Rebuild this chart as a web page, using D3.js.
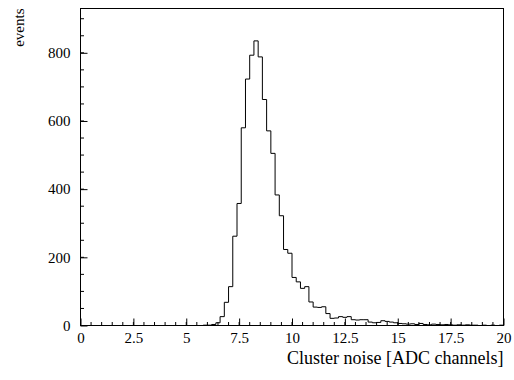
<!DOCTYPE html>
<html>
<head>
<meta charset="utf-8">
<script src="https://cdn.jsdelivr.net/npm/d3@7"></script>
<style>
  body { margin: 0; background: #fff; }
  text { font-family: "Liberation Serif", "DejaVu Serif", serif; font-size: 15px; fill: #000; }
</style>
</head>
<body>
<div id="graph"></div>
<script>
// Histogram bins: 100 bins of width 0.2 from 0 to 20
var binStart = 0, binWidth = 0.2;
var counts = [
  0, 0, 0, 0, 0, 0, 0, 0, 0, 0,
  0, 0, 0, 0, 0, 0, 0, 0, 0, 0,
  0, 0, 0, 0, 0, 0, 0, 0, 0, 1,
  1, 3, 8, 26, 68, 114, 262, 358, 580, 723,
  793, 835, 788, 663, 571, 505, 383, 322, 223, 212,
  141, 128, 109, 114, 69, 54, 53, 55, 35, 21,
  22, 26, 24, 26, 17, 16, 17, 17, 10, 8,
  9, 14, 12, 10, 8, 6, 5, 4, 5, 3,
  6, 3, 2, 4, 3, 2, 3, 2, 1, 2,
  1, 2, 1, 1, 0, 1, 0, 1, 0, 1
];

var xTicks = [0, 2.5, 5, 7.5, 10, 12.5, 15, 17.5, 20];
var xMinorTicks = d3.range(0, 20.01, 0.5);
var yTicks = [0, 200, 400, 600, 800];
var yMinorTicks = d3.range(0, 930, 50);

var xTitle = "Cluster noise [ADC channels]";
var yTitle = "events";

// Set the dimensions of the canvas / graph
var W = 514, H = 380;
var margin = { top: 8.5, right: 10.5, bottom: 54.5, left: 80.5 },
    width = W - margin.left - margin.right,
    height = H - margin.top - margin.bottom;

var x = d3.scaleLinear().domain([0, 20]).range([0, width]);
var y = d3.scaleLinear().domain([0, 930]).range([height, 0]);

var svg = d3.select("#graph")
    .append("svg")
        .attr("width", W)
        .attr("height", H)
    .append("g")
        .attr("transform", "translate(" + margin.left + "," + margin.top + ")");

// step outline of the histogram
var pts = [];
counts.forEach(function(c, i) {
    var x0 = binStart + i * binWidth;
    pts.push([x0, c]);
    pts.push([x0 + binWidth, c]);
});

var line = d3.line()
    .x(function(d) { return x(d[0]); })
    .y(function(d) { return y(d[1]); });

svg.append("path")
    .datum(pts)
    .attr("fill", "none")
    .attr("stroke", "#000")
    .attr("stroke-width", 1)
    .attr("d", line);

// X axis (ticks pointing inwards)
var xAxis = svg.append("g")
    .attr("transform", "translate(0," + height + ")")
    .call(d3.axisBottom(x).tickValues(xTicks).tickSize(-7).tickPadding(7)
        .tickFormat(function(d) { return String(d); }));
xAxis.select(".domain").remove();
xAxis.selectAll("text").attr("font-size", null).attr("font-family", null).attr("dy", "0.71em");

svg.append("g")
    .attr("transform", "translate(0," + height + ")")
    .selectAll("line")
    .data(xMinorTicks)
    .enter().append("line")
        .attr("x1", function(d) { return x(d); })
        .attr("x2", function(d) { return x(d); })
        .attr("y1", 0).attr("y2", -3.5)
        .attr("stroke", "#000");

// Y axis
var yAxis = svg.append("g")
    .call(d3.axisLeft(y).tickValues(yTicks).tickSize(-7).tickPadding(10));
yAxis.select(".domain").remove();
yAxis.selectAll("text").attr("font-size", null).attr("font-family", null);

svg.append("g")
    .selectAll("line")
    .data(yMinorTicks)
    .enter().append("line")
        .attr("x1", 0).attr("x2", 3.5)
        .attr("y1", function(d) { return y(d); })
        .attr("y2", function(d) { return y(d); })
        .attr("stroke", "#000");

// frame
svg.append("rect")
    .attr("width", width)
    .attr("height", height)
    .attr("fill", "none")
    .attr("stroke", "#000")
    .attr("stroke-width", 1);

// titles
svg.append("text")
    .attr("x", width)
    .attr("y", height + 38)
    .attr("text-anchor", "end")
    .style("font-size", "18px")
    .text(xTitle);

svg.append("text")
    .attr("transform", "translate(-57,0) rotate(-90)")
    .attr("text-anchor", "end")
    .text(yTitle);
</script>
</body>
</html>
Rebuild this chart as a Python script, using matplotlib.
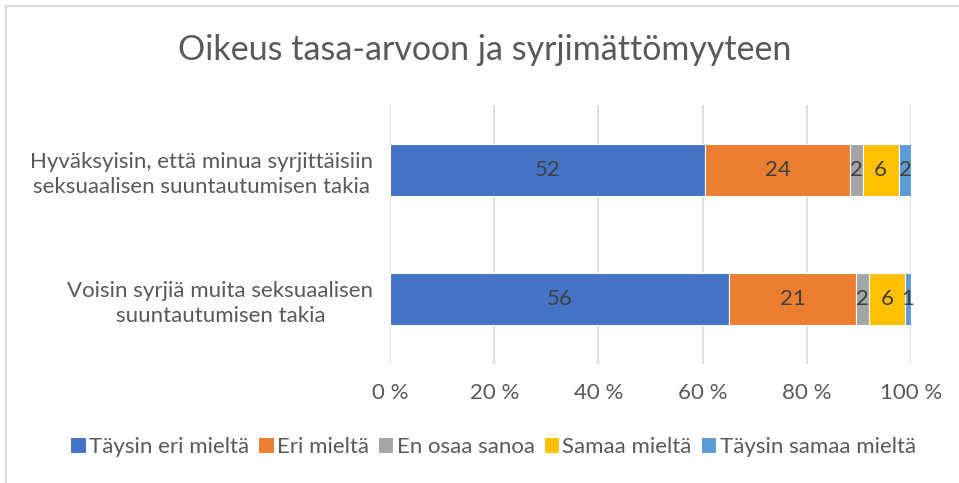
import matplotlib
matplotlib.use("Agg")
import matplotlib.pyplot as plt
import numpy as np
from matplotlib.patches import Rectangle

categories = ["Hyväksyisin, että minua syrjittäisiin\nseksuaalisen suuntautumisen takia",
              "Voisin syrjiä muita seksuaalisen\nsuuntautumisen takia"]
series = ["Täysin eri mieltä", "Eri mieltä", "En osaa sanoa", "Samaa mieltä", "Täysin samaa mieltä"]
values = {
    "Täysin eri mieltä": [52, 56],
    "Eri mieltä": [24, 21],
    "En osaa sanoa": [2, 2],
    "Samaa mieltä": [6, 6],
    "Täysin samaa mieltä": [2, 1],
}
colors = ["#4472C4", "#ED7D31", "#A5A5A5", "#FFC000", "#5B9BD5"]
xticks = [0, 20, 40, 60, 80, 100]
xticklabels = ["0 %", "20 %", "40 %", "60 %", "80 %", "100 %"]
title = "Oikeus tasa-arvoon ja syrjimättömyyteen"

plt.rcParams['font.family'] = ['Lato', 'DejaVu Sans']
txt = "#595959"

fig = plt.figure(figsize=(9.59, 4.83), dpi=100)
ax = fig.add_axes([390/959, 1-364/483, 521/959, 259/483])

# chart border
fig.patches.append(Rectangle((6/959, -0.1), 2.0, (483-6)/483 + 0.1, transform=fig.transFigure,
                             fill=False, edgecolor="#D9D9D9", linewidth=1.5))

y = np.arange(len(categories))
totals = np.sum([values[s] for s in series], axis=0)
left = np.zeros(len(categories))
for s, c in zip(series, colors):
    v = np.array(values[s], dtype=float)
    pct = v / totals * 100
    ax.barh(y, pct, left=left, height=0.4, color=c, edgecolor="white", linewidth=0.8, label=s, zorder=3)
    for yi, (l, p, val) in enumerate(zip(left, pct, v)):
        ax.text(l + p/2, yi, f"{int(val)}", ha="center", va="center", fontsize=16, color="#404040", zorder=4)
    left += pct

ax.set_xlim(0, 100)
ax.set_ylim(len(categories)-0.5, -0.5)
ax.set_xticks(xticks)
ax.set_xticklabels(xticklabels, fontsize=16, color=txt)
ax.set_yticks(y)
ax.set_yticklabels(categories, fontsize=16, color=txt)
for t in ax.get_yticklabels():
    t.set_multialignment("center")
    t.set_linespacing(1.3)
ax.tick_params(axis="both", length=0)
ax.tick_params(axis="x", pad=14)
ax.tick_params(axis="y", pad=12)
ax.grid(axis="x", color="#D9D9D9", linewidth=1.2, zorder=0)
for sp in ax.spines.values():
    sp.set_visible(False)

fig.text(0.505, 1-50/483, title, ha="center", va="center", fontsize=24.5, color=txt)

leg = fig.legend(loc="center", bbox_to_anchor=(0.514, 1-447/483), ncol=5, frameon=False,
                 fontsize=16, handlelength=0.7, handleheight=0.7, handletextpad=0.15,
                 columnspacing=0.4, labelcolor=txt)

fig.savefig("out.png", dpi=100)
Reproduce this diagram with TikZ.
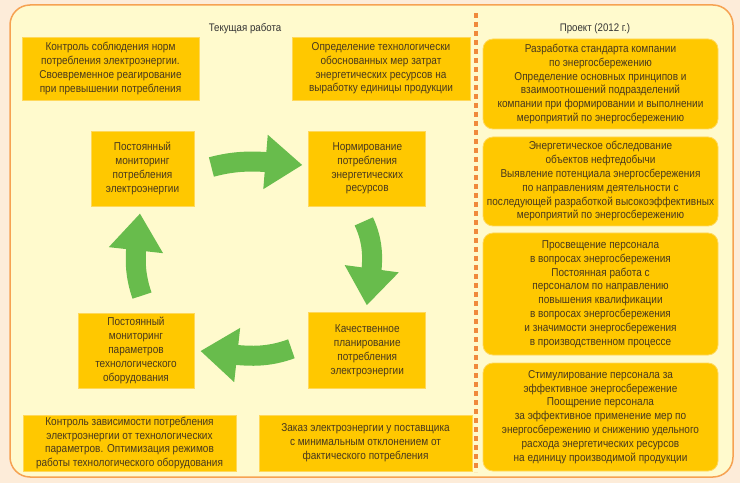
\documentclass[tikz,border=0pt]{standalone}
\usepackage{fontspec}
\setmainfont{Liberation Sans}[FakeStretch=0.88]
\usepackage{tikz}
\usetikzlibrary{arrows.meta,bending,positioning}
\definecolor{peach}{RGB}{253,236,217}
\definecolor{panelbg}{RGB}{255,250,205}
\definecolor{panelline}{RGB}{246,162,82}
\definecolor{dashline}{RGB}{240,138,60}
\definecolor{boxfill}{RGB}{255,200,0}
\definecolor{boxline}{RGB}{255,216,90}
\definecolor{arrowgreen}{RGB}{104,188,76}
\definecolor{txt}{RGB}{72,56,30}
\tikzstyle{boxy} = [rectangle, fill=boxfill, draw=boxline, line width=0.8pt, text=txt,
align=center, inner sep=2pt, font=\fontsize{11.4}{13.8}\selectfont]
\tikzstyle{boxyround} = [boxy, rounded corners=10pt, minimum width=235pt]
\tikzstyle{heading} = [text=black!80, font=\fontsize{11}{13}\selectfont]
\tikzstyle{bigarrow} = [line width=20pt, draw=arrowgreen, -{Triangle[length=37pt,width=52pt,flex=1]}]

\begin{document}
\begin{tikzpicture}[x=1pt,y=1pt]
        \fill [peach] (0,0) rectangle (740,483);
        \draw [panelline, line width=1.5pt, fill=panelbg, rounded corners=20pt] (10,6) rectangle (733,478);
        \draw [dashline, line width=4pt, dash pattern=on 5pt off 4pt] (476,470) -- (476,11);
        %
        \node (curhead) [heading] at (245,454) {Текущая работа};
        \node (projhead) [heading] at (595,454) {Проект (2012 г.)};
        %
        \node (ctrlnorm) [boxy, minimum width=177pt, minimum height=63pt] at (110.5,414.5) {Контроль соблюдения норм\\потребления электроэнергии.\\Своевременное реагирование\\при превышении потребления};
        \node (techmeas) [boxy, minimum width=178pt, minimum height=63pt] at (381,414.5) {Определение технологически\\обоснованных мер затрат\\энергетических ресурсов на\\выработку единицы продукции};
        \node (moncons) [boxy, minimum width=103pt, minimum height=75pt] at (142.5,314.5) {Постоянный\\мониторинг\\потребления\\электроэнергии};
        \node (normres) [boxy, minimum width=117pt, minimum height=75pt, right=114pt of moncons] {Нормирование\\потребления\\энергетических\\ресурсов};
        \node (planning) [boxy, minimum width=117pt, minimum height=76pt, below=106pt of normres] {Качественное\\планирование\\потребления\\электроэнергии};
        \node (monequip) [boxy, minimum width=116pt, minimum height=75pt] at (136,132.5) {Постоянный\\мониторинг\\параметров\\технологического\\оборудования};
        \node (ctrldep) [boxy, minimum width=213pt, minimum height=56pt] at (129.5,40) {Контроль зависимости потребления\\электроэнергии от технологических\\параметров. Оптимизация режимов\\работы технологического оборудования};
        \node (order) [boxy, minimum width=213pt, minimum height=56pt] at (365.5,40) {Заказ электроэнергии у поставщика\\с минимальным отклонением от\\фактического потребления};
        %
        \node (standard) [boxyround, minimum height=90pt] at (600.5,399) {Разработка стандарта компании\\по энергосбережению\\Определение основных принципов и\\взаимоотношений подразделений\\компании при формировании и выполнении\\мероприятий по энергосбережению};
        \node (audit) [boxyround, minimum height=89pt] at (600.5,301.5) {Энергетическое обследование\\объектов нефтедобычи\\Выявление потенциала энергосбережения\\по направлениям деятельности с\\последующей разработкой высокоэффективных\\мероприятий по энергосбережению};
        \node (training) [boxyround, minimum height=122pt] at (600.5,189) {Просвещение персонала\\в вопросах энергосбережения\\Постоянная работа с\\персоналом по направлению\\повышения квалификации\\в вопросах энергосбережения\\и значимости энергосбережения\\в производственном процессе};
        \node (incent) [boxyround, minimum height=108pt] at (600.5,66) {Стимулирование персонала за\\эффективное энергосбережение\\Поощрение персонала\\за эффективное применение мер по\\энергосбережению и снижению удельного\\расхода энергетических ресурсов\\на единицу производимой продукции};
        %
        \draw [bigarrow] ([xshift=17pt,yshift=1.5pt]moncons.east) to[out=15,in=176] ([xshift=-6pt,yshift=3.5pt]normres.west);
        \draw [bigarrow] ([xshift=-3.5pt,yshift=-15pt]normres.south) to[out=-65,in=83] ([xshift=-0.5pt,yshift=7pt]planning.north);
        \draw [bigarrow] ([xshift=-17pt,yshift=2pt]planning.west) to[out=-160,in=-5] ([xshift=6pt,yshift=-0.5pt]monequip.east);
        \draw [bigarrow] ([xshift=6pt,yshift=17pt]monequip.north) to[out=109,in=-96] ([xshift=-2.5pt,yshift=-7pt]moncons.south);
\end{tikzpicture}
\end{document}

--- --- ---

● **TASK TO CARRY OUT**: Give back exactly the lines from the top of the records to the line containing "var y = d3.scaleLinear().domain([0, 930]).range([height, 0]);", both included, and no pictures.

● **EXERCISE ANSWER**:
Rebuild this chart as a web page, using D3.js.
<!DOCTYPE html>
<html>
<head>
<meta charset="utf-8">
<script src="https://cdn.jsdelivr.net/npm/d3@7"></script>
<style>
  body { margin: 0; background: #fff; }
  text { font-family: "Liberation Serif", "DejaVu Serif", serif; font-size: 15px; fill: #000; }
</style>
</head>
<body>
<div id="graph"></div>
<script>
// Histogram bins: 100 bins of width 0.2 from 0 to 20
var binStart = 0, binWidth = 0.2;
var counts = [
  0, 0, 0, 0, 0, 0, 0, 0, 0, 0,
  0, 0, 0, 0, 0, 0, 0, 0, 0, 0,
  0, 0, 0, 0, 0, 0, 0, 0, 0, 1,
  1, 3, 8, 26, 68, 114, 262, 358, 580, 723,
  793, 835, 788, 663, 571, 505, 383, 322, 223, 212,
  141, 128, 109, 114, 69, 54, 53, 55, 35, 21,
  22, 26, 24, 26, 17, 16, 17, 17, 10, 8,
  9, 14, 12, 10, 8, 6, 5, 4, 5, 3,
  6, 3, 2, 4, 3, 2, 3, 2, 1, 2,
  1, 2, 1, 1, 0, 1, 0, 1, 0, 1
];

var xTicks = [0, 2.5, 5, 7.5, 10, 12.5, 15, 17.5, 20];
var xMinorTicks = d3.range(0, 20.01, 0.5);
var yTicks = [0, 200, 400, 600, 800];
var yMinorTicks = d3.range(0, 930, 50);

var xTitle = "Cluster noise [ADC channels]";
var yTitle = "events";

// Set the dimensions of the canvas / graph
var W = 514, H = 380;
var margin = { top: 8.5, right: 10.5, bottom: 54.5, left: 80.5 },
    width = W - margin.left - margin.right,
    height = H - margin.top - margin.bottom;

var x = d3.scaleLinear().domain([0, 20]).range([0, width]);
var y = d3.scaleLinear().domain([0, 930]).range([height, 0]);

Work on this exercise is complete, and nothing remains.